- _Records supplied_:
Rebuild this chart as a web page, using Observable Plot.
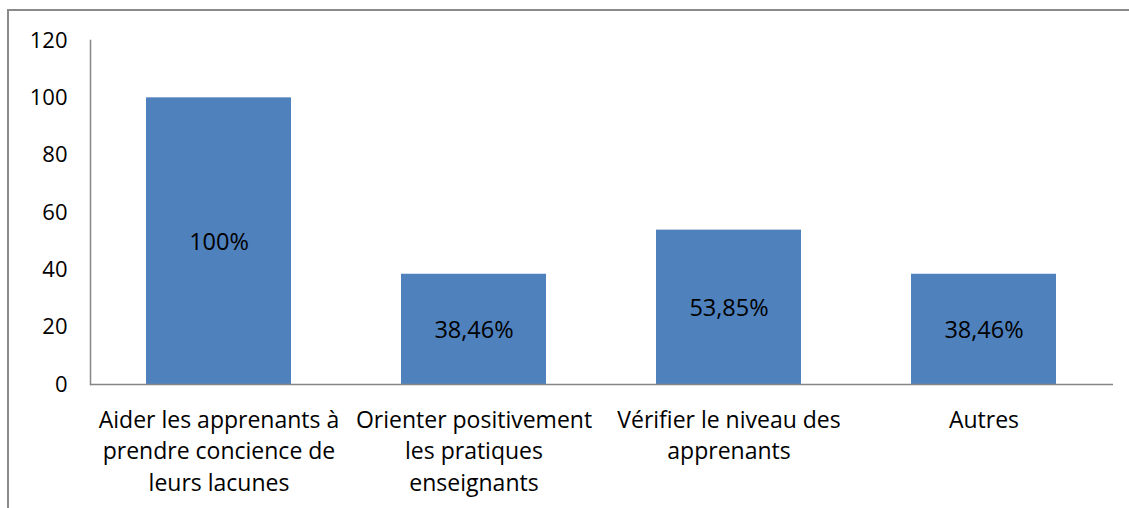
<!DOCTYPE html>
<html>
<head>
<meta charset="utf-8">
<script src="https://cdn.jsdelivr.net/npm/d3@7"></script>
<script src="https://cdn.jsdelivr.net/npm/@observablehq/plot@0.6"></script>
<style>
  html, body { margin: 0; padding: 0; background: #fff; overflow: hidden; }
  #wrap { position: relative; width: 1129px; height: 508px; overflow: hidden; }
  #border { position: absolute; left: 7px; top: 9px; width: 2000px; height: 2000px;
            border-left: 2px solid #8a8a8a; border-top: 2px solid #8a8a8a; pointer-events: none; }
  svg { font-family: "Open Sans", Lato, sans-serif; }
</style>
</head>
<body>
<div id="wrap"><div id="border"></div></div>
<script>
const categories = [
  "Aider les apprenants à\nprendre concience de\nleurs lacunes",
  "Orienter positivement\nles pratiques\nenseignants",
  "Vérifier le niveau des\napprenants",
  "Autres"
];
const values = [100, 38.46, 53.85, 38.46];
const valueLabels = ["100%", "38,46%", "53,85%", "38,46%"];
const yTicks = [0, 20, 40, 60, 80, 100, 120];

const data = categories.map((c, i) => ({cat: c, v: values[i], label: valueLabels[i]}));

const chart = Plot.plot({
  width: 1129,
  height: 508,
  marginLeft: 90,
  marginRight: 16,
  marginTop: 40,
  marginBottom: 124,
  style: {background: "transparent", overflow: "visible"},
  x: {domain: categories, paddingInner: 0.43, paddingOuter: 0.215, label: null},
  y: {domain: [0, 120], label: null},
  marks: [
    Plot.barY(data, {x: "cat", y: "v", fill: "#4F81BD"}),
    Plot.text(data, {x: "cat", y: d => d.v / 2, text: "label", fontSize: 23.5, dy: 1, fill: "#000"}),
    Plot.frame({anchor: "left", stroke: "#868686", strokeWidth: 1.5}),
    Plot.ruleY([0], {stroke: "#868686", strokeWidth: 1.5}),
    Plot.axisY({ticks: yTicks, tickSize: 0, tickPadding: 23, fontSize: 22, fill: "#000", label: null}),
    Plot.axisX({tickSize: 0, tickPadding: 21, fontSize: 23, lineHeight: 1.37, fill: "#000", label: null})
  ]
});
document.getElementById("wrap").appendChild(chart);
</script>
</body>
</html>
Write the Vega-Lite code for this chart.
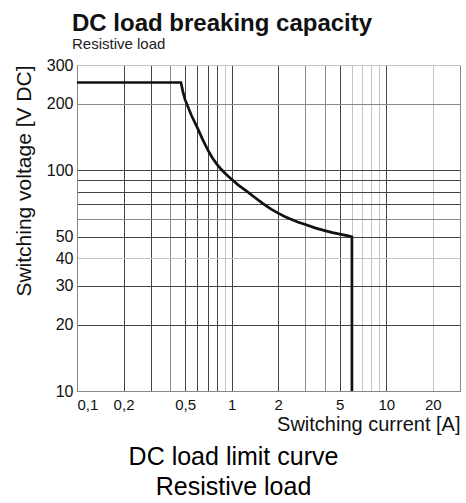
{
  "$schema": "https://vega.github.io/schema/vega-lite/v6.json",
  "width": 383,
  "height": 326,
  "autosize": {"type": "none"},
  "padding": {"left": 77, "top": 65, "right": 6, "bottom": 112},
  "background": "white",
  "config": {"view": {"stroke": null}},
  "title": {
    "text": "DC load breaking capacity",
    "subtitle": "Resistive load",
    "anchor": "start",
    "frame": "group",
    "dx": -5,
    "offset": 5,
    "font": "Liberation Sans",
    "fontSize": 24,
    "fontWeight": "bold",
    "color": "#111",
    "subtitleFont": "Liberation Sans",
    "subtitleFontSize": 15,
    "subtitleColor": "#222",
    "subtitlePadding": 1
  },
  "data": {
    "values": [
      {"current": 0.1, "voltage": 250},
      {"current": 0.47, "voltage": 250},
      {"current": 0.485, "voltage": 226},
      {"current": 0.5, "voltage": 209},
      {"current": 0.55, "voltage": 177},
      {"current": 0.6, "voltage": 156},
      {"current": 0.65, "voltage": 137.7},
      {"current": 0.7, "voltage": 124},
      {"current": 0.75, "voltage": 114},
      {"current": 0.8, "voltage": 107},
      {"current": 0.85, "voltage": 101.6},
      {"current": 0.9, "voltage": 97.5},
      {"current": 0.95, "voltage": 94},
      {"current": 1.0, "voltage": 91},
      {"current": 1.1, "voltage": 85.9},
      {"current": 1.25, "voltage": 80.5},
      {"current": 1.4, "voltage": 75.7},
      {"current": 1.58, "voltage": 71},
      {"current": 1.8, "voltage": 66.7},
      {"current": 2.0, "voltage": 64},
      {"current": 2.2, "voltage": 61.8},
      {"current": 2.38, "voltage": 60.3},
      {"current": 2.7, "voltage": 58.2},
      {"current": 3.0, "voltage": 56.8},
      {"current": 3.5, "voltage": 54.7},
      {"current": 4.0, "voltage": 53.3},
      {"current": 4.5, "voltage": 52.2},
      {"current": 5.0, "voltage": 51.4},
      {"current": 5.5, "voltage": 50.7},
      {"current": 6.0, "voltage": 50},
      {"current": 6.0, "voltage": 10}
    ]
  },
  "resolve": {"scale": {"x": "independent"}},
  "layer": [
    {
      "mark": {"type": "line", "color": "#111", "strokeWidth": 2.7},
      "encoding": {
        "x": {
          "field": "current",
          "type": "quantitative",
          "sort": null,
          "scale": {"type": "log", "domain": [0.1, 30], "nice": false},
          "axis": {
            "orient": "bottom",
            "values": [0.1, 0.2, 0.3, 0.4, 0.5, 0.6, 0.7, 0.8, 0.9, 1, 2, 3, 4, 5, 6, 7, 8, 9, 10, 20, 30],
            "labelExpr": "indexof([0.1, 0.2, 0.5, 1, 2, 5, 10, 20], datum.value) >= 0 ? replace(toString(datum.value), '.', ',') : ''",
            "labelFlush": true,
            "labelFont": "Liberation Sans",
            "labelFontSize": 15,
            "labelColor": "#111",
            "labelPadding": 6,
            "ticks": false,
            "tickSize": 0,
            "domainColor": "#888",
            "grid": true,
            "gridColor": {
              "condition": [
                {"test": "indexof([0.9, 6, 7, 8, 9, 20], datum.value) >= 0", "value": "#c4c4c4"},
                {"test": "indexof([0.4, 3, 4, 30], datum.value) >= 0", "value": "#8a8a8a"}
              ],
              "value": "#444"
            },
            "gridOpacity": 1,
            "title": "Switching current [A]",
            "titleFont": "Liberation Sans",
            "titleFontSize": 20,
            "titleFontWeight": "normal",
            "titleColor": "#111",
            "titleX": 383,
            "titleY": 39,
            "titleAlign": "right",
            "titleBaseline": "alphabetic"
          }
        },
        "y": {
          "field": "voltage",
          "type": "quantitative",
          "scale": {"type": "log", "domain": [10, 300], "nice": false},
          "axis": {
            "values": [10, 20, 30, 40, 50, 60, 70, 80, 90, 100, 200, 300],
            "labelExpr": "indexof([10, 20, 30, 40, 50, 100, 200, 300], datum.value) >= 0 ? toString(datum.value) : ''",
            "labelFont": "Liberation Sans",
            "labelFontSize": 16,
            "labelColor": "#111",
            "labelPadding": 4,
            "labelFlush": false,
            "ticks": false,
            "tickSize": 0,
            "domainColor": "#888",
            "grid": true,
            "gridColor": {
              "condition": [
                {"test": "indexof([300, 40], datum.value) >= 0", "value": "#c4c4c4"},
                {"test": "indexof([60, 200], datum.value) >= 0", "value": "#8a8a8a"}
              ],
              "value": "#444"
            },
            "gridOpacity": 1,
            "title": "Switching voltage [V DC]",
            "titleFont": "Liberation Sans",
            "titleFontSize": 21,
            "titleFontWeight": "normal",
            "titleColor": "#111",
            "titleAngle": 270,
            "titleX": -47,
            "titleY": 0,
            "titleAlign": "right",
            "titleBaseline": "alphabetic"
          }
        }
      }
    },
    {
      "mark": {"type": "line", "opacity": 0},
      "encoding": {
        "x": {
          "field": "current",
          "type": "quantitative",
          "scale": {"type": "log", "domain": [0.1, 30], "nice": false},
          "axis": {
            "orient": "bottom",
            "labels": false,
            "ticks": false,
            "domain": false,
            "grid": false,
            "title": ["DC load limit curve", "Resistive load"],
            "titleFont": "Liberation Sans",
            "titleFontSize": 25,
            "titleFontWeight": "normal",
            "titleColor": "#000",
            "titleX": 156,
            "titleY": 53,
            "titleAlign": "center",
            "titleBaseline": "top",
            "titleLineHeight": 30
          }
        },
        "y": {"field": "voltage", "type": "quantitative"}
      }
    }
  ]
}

- _Exercise task_:
Pull every line containing "chart" out of the data above.

- _Response to the task_:
Rebuild this chart as a web page, using Observable Plot.
const chart = Plot.plot({
document.getElementById("wrap").appendChild(chart);
Write the Vega-Lite code for this chart.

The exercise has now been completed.